2. Design for Intermittent Connectivity
Edge environments often suffer from unreliable connections to the cloud, which makes local autonomy vital. Systems should be able to perform core functions, including inference, actuation, and minimal decision making, regardless of network status. Building in local queuing and caching strategies allows for batching data and synchronizing with the central system when connectivity is restored, maintaining operational continuity.
To further minimize dependence on connectivity, design devices to dynamically adapt their AI workloads based on available resources and bandwidth. Asynchronous updates, local failover behaviors, and robust retry policies ensure the system can provide uninterrupted service.
3. Optimize Models for Edge Constraints
AI models intended for edge deployment need significant optimization to fit reduced computational, memory, and power budgets.
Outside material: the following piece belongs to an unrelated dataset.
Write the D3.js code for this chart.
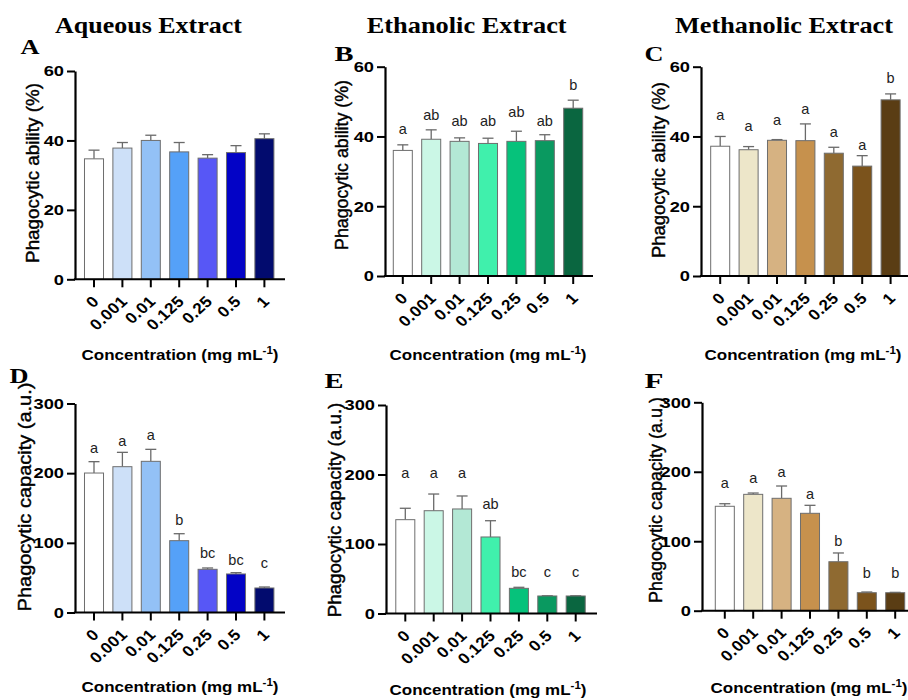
<!DOCTYPE html>
<html>
<head>
<meta charset="utf-8">
<script src="https://cdn.jsdelivr.net/npm/d3@7"></script>
<style>
  body { margin: 0; background: #fff; }
</style>
</head>
<body>
<script>
const concentrations = ["0", "0.001", "0.01", "0.125", "0.25", "0.5", "1"];

// phagocytic ability (%), mean and SEM
const abilityAqueous = [34.7, 37.8, 40.0, 36.7, 34.9, 36.5, 40.5];
const abilityAqueousErr = [2.5, 1.6, 1.5, 2.7, 1.0, 2.0, 1.4];
const abilityEthanolic = [36.0, 39.2, 38.6, 38.0, 38.6, 38.8, 48.1];
const abilityEthanolicErr = [1.6, 2.7, 1.0, 1.5, 2.9, 1.7, 2.3];
const abilityMethanolic = [37.2, 36.2, 38.9, 38.8, 35.2, 31.5, 50.5];
const abilityMethanolicErr = [2.8, 0.9, 0.2, 4.8, 1.7, 3.0, 1.7];

// phagocytic capacity (a.u.), mean and SEM
const capacityAqueous = [200.2, 209.3, 217.0, 103.1, 62.0, 55.3, 35.2];
const capacityAqueousErr = [16.3, 20.6, 17.2, 10.0, 1.9, 1.9, 1.4];
const capacityEthanolic = [135.0, 147.9, 150.4, 110.1, 36.2, 25.2, 25.2];
const capacityEthanolicErr = [16.4, 24.0, 18.7, 23.4, 1.5, 0.3, 0.3];
const capacityMethanolic = [150.3, 167.5, 161.8, 140.2, 70.5, 25.9, 25.9];
const capacityMethanolicErr = [3.7, 1.9, 17.7, 11.5, 12.6, 1.0, 0.5];

// significance letters, and the value each one is written at
const lettersB = ["a", "ab", "ab", "ab", "ab", "ab", "b"];
const lettersBAt = [42.3, 46.1, 44.5, 44.5, 47.0, 44.5, 54.7];
const lettersC = ["a", "a", "a", "a", "a", "a", "b"];
const lettersCAt = [46.3, 43.1, 44.6, 47.9, 41.2, 37.6, 56.7];
const lettersD = ["a", "a", "a", "b", "bc", "bc", "c"];
const lettersDAt = [235.7, 246.6, 255.2, 132.8, 85.0, 75.4, 70.6];
const lettersE = ["a", "a", "a", "ab", "bc", "c", "c"];
const lettersEAt = [202.6, 202.6, 202.6, 157.1, 59.3, 59.3, 59.3];
const lettersF = ["a", "a", "a", "a", "b", "b", "b"];
const lettersFAt = [183.4, 190.6, 200.1, 168.0, 100.8, 53.8, 53.8];

const abilityTicks = [0, 20, 40, 60];
const capacityTicks = [0, 100, 200, 300];

const blues = ["#ffffff", "#cde0f8", "#93c1f6", "#55a1f8", "#5757f6", "#0303c6", "#020b6e"];
const greens = ["#ffffff", "#cbf7e6", "#b3e8d5", "#40f0ac", "#06c27b", "#0a9960", "#0a6640"];
const browns = ["#ffffff", "#ede6c9", "#d6b282", "#c6914d", "#8f6a31", "#7b531c", "#5a3d14"];

const sans = "'Liberation Sans', Arial, sans-serif";
const serif = "'Liberation Serif', 'Times New Roman', serif";

const panels = [
  { tag: "A", tagX: 30, tagY: 54, vals: abilityAqueous, err: abilityAqueousErr, colors: blues,
    ymax: 60, ticks: abilityTicks, left: 75, top: 71, bottom: 279.3, off: 19, right: 285,
    ytitle: "Phagocytic ability (%)", ytX: 33, ytY: 173, ytLen: 180, cx: 180, cy: 360 },
  { tag: "B", tagX: 344, tagY: 61, vals: abilityEthanolic, err: abilityEthanolicErr, colors: greens,
    letters: lettersB, lettersAt: lettersBAt,
    ymax: 60, ticks: abilityTicks, left: 385, top: 66.7, bottom: 276, off: 17.8, right: 593,
    ytitle: "Phagocytic ability (%)", ytX: 341.5, ytY: 165, ytLen: 170, cx: 488, cy: 360 },
  { tag: "C", tagX: 654, tagY: 61, vals: abilityMethanolic, err: abilityMethanolicErr, colors: browns,
    letters: lettersC, lettersAt: lettersCAt,
    ymax: 60, ticks: abilityTicks, left: 701, top: 66.7, bottom: 276, off: 19.2, right: 908,
    ytitle: "Phagocytic ability (%)", ytX: 658.5, ytY: 170, ytLen: 176, cx: 803, cy: 360 },
  { tag: "D", tagX: 19, tagY: 383, vals: capacityAqueous, err: capacityAqueousErr, colors: blues,
    letters: lettersD, lettersAt: lettersDAt,
    ymax: 300, ticks: capacityTicks, left: 75, top: 403.5, bottom: 612.5, off: 19, right: 285,
    ytitle: "Phagocytic capacity (a.u.)", ytX: 25, ytY: 497, ytLen: 229, cx: 180, cy: 692 },
  { tag: "E", tagX: 334, tagY: 388, vals: capacityEthanolic, err: capacityEthanolicErr, colors: greens,
    letters: lettersE, lettersAt: lettersEAt,
    ymax: 300, ticks: capacityTicks, left: 386, top: 405, bottom: 613.5, off: 19.3, right: 597,
    ytitle: "Phagocytic capacity (a.u.)", ytX: 334.5, ytY: 510, ytLen: 215, cx: 488, cy: 695 },
  { tag: "F", tagX: 654, tagY: 388, vals: capacityMethanolic, err: capacityMethanolicErr, colors: browns,
    letters: lettersF, lettersAt: lettersFAt,
    ymax: 300, ticks: capacityTicks, left: 702, top: 402.3, bottom: 610.7, off: 22.8, right: 908,
    ytitle: "Phagocytic capacity (a.u.)", ytX: 656, ytY: 500, ytLen: 206, cx: 809, cy: 693 },
];

const columnTitles = [
  { text: "Aqueous Extract", x: 148.5, w: 187 },
  { text: "Ethanolic Extract", x: 466.7, w: 200 },
  { text: "Methanolic Extract", x: 784, w: 218 },
];

const svg = d3.select("body").append("svg")
  .attr("width", 908)
  .attr("height", 700)
  .style("background", "#fff");

// stretch a text horizontally (in its own frame) so it spans w pixels
const fitWidth = (sel, w) => {
  const len = sel.node().getComputedTextLength();
  sel.attr("transform", `scale(${w / len},1)`);
};

columnTitles.forEach((t) => {
  const g = svg.append("g").attr("transform", `translate(${t.x},33)`);
  const txt = g.append("text")
    .attr("text-anchor", "middle")
    .attr("font-family", serif)
    .attr("font-weight", "bold")
    .attr("font-size", 23)
    .attr("fill", "#000")
    .text(t.text);
  fitWidth(txt, t.w);
});

panels.forEach((p) => {
  const x = d3.scaleBand()
    .domain(concentrations)
    .range([p.left + p.off - 14.2, p.left + p.off - 14.2 + 7 * 28.4])
    .paddingInner(0.33)
    .paddingOuter(0.165);

  const y = d3.scaleLinear().domain([0, p.ymax]).range([p.bottom, p.top]);

  const rows = concentrations.map((c, i) => ({
    c, v: p.vals[i], e: p.err[i], color: p.colors[i],
    letter: p.letters ? p.letters[i] : null,
    at: p.lettersAt ? p.lettersAt[i] : null,
  }));

  const g = svg.append("g");

  // panel tag
  const tg = g.append("g").attr("transform", `translate(${p.tagX},${p.tagY})`);
  const tagText = tg.append("text")
    .attr("text-anchor", "middle")
    .attr("font-family", serif)
    .attr("font-weight", "bold")
    .attr("font-size", 21)
    .text(p.tag);
  fitWidth(tagText, 19);

  // error bars (drawn first, bars cover the lower part)
  const eb = g.append("g").attr("stroke", "#6a6a6a").attr("stroke-width", 1.3).attr("fill", "none");
  eb.selectAll("line.stem")
    .data(rows)
    .join("line")
    .attr("class", "stem")
    .attr("x1", (d) => x(d.c) + x.bandwidth() / 2)
    .attr("x2", (d) => x(d.c) + x.bandwidth() / 2)
    .attr("y1", (d) => y(d.v))
    .attr("y2", (d) => y(d.v + d.e));
  eb.selectAll("line.cap")
    .data(rows)
    .join("line")
    .attr("class", "cap")
    .attr("x1", (d) => x(d.c) + x.bandwidth() / 2 - 5.5)
    .attr("x2", (d) => x(d.c) + x.bandwidth() / 2 + 5.5)
    .attr("y1", (d) => y(d.v + d.e))
    .attr("y2", (d) => y(d.v + d.e));

  // bars
  g.selectAll("rect.bar")
    .data(rows)
    .join("rect")
    .attr("class", "bar")
    .attr("x", (d) => x(d.c))
    .attr("width", x.bandwidth())
    .attr("y", (d) => y(d.v))
    .attr("height", (d) => y(0) - y(d.v))
    .attr("fill", (d) => d.color)
    .attr("stroke", "#6e6e6e")
    .attr("stroke-width", 1);

  // letters
  if (p.letters) {
    g.selectAll("text.letter")
      .data(rows)
      .join("text")
      .attr("class", "letter")
      .attr("x", (d) => x(d.c) + x.bandwidth() / 2)
      .attr("y", (d) => y(d.at))
      .attr("dy", "0.35em")
      .attr("text-anchor", "middle")
      .attr("font-family", sans)
      .attr("font-size", 14.5)
      .attr("fill", "#222")
      .text((d) => d.letter);
  }

  // y axis
  const yAxis = d3.axisLeft(y).tickValues(p.ticks).tickSize(8).tickSizeOuter(0).tickPadding(3);
  const ya = g.append("g")
    .attr("transform", `translate(${p.left},0)`)
    .call(yAxis);
  ya.select(".domain").attr("stroke", "#000").attr("stroke-width", 2.2);
  ya.selectAll(".tick line").attr("stroke", "#000").attr("stroke-width", 2);
  ya.selectAll(".tick text")
    .attr("x", 0)
    .attr("transform", "translate(-11,0) scale(1.22,1)")
    .attr("font-family", sans)
    .attr("font-weight", "bold")
    .attr("font-size", 15)
    .attr("fill", "#000");

  // x axis: ticks from the band scale, base line drawn across the panel
  const xa = g.append("g")
    .attr("transform", `translate(0,${p.bottom})`)
    .call(d3.axisBottom(x).tickSize(8).tickFormat(""));
  xa.select(".domain").remove();
  xa.selectAll(".tick line").attr("stroke", "#000").attr("stroke-width", 2);

  g.append("line")
    .attr("x1", p.left - 1.1)
    .attr("x2", p.right)
    .attr("y1", p.bottom)
    .attr("y2", p.bottom)
    .attr("stroke", "#000")
    .attr("stroke-width", 2);

  g.selectAll("text.xlab")
    .data(rows)
    .join("text")
    .attr("class", "xlab")
    .attr("transform", (d) =>
      `translate(${x(d.c) + x.bandwidth() / 2 + 6},${p.bottom + 23}) scale(1.1,1) rotate(-45)`)
    .attr("text-anchor", "end")
    .attr("font-family", sans)
    .attr("font-weight", "bold")
    .attr("font-size", 15.5)
    .attr("letter-spacing", 0.4)
    .attr("fill", "#000")
    .text((d) => d.c);

  // y title (slightly heavier than regular, as in the figure)
  const yt = g.append("g").attr("transform", `translate(${p.ytX},${p.ytY}) rotate(-90)`);
  const ytText = yt.append("text")
    .attr("text-anchor", "middle")
    .attr("dy", "0.35em")
    .attr("font-family", sans)
    .attr("font-size", 17.5)
    .attr("fill", "#000")
    .attr("stroke", "#000")
    .attr("stroke-width", 0.4)
    .text(p.ytitle);
  fitWidth(ytText, p.ytLen);

  // x title
  const xt = g.append("g").attr("transform", `translate(${p.cx},${p.cy})`);
  const xtText = xt.append("text")
    .attr("text-anchor", "middle")
    .attr("font-family", sans)
    .attr("font-weight", "bold")
    .attr("font-size", 15.5)
    .attr("fill", "#000");
  xtText.append("tspan").text("Concentration (mg mL");
  xtText.append("tspan").attr("font-size", 10.5).attr("dy", -6.5).text("-1");
  xtText.append("tspan").attr("dy", 6.5).text(")");
  fitWidth(xtText, 197);
});
</script>
</body>
</html>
Start by selecting or designing lightweight architectures, then apply techniques such as quantization, pruning, and knowledge distillation. These optimizations can minimize inference latency, reduce memory footprint, and decrease energy consumption.
Test the effects of each change on both local accuracy and real-time performance, using representative datasets from deployment environments. Consider using hardware-specific acceleration libraries provided by chip vendors to maximize throughput. Document optimal configurations for easy redeployment, and build pipelines to automate much of the conversion and tuning process for faster iteration.
4. Plan for Secure Updates and Long Device Lifecycles
Edge AI devices often operate unsupervised for extended periods, so the ability to deliver secure updates is vital for addressing vulnerabilities, model drift, and evolving functionality. Over-the-air (OTA) update systems must support cryptographic verification, rollback capabilities, and minimal disruption to active workloads.
Making firmware, OS, and AI model updates modular increases flexibility and keeps operational risk low when patching. Projecting for long device lifecycles also means designing with modular software and hardware interfaces so devices can adopt future standards or integrate improved models without physical replacement.
5. Validate Performance in Real-World Edge Conditions
Testing in controlled labs alone is not sufficient; real-world edge environments often introduce variability in connectivity, power, latency, or thermal conditions. Incorporate edge-specific validation protocols, running thorough end-to-end tests using representative workloads and environmental factors.
Monitor inference throughput, data integrity, and latency to catch issues not evident in ideal settings. Iterate on model tuning and system configuration based on field test feedback. Collect meaningful telemetry for post-deployment analytics and automated alerts when performance degrades or anomalies appear.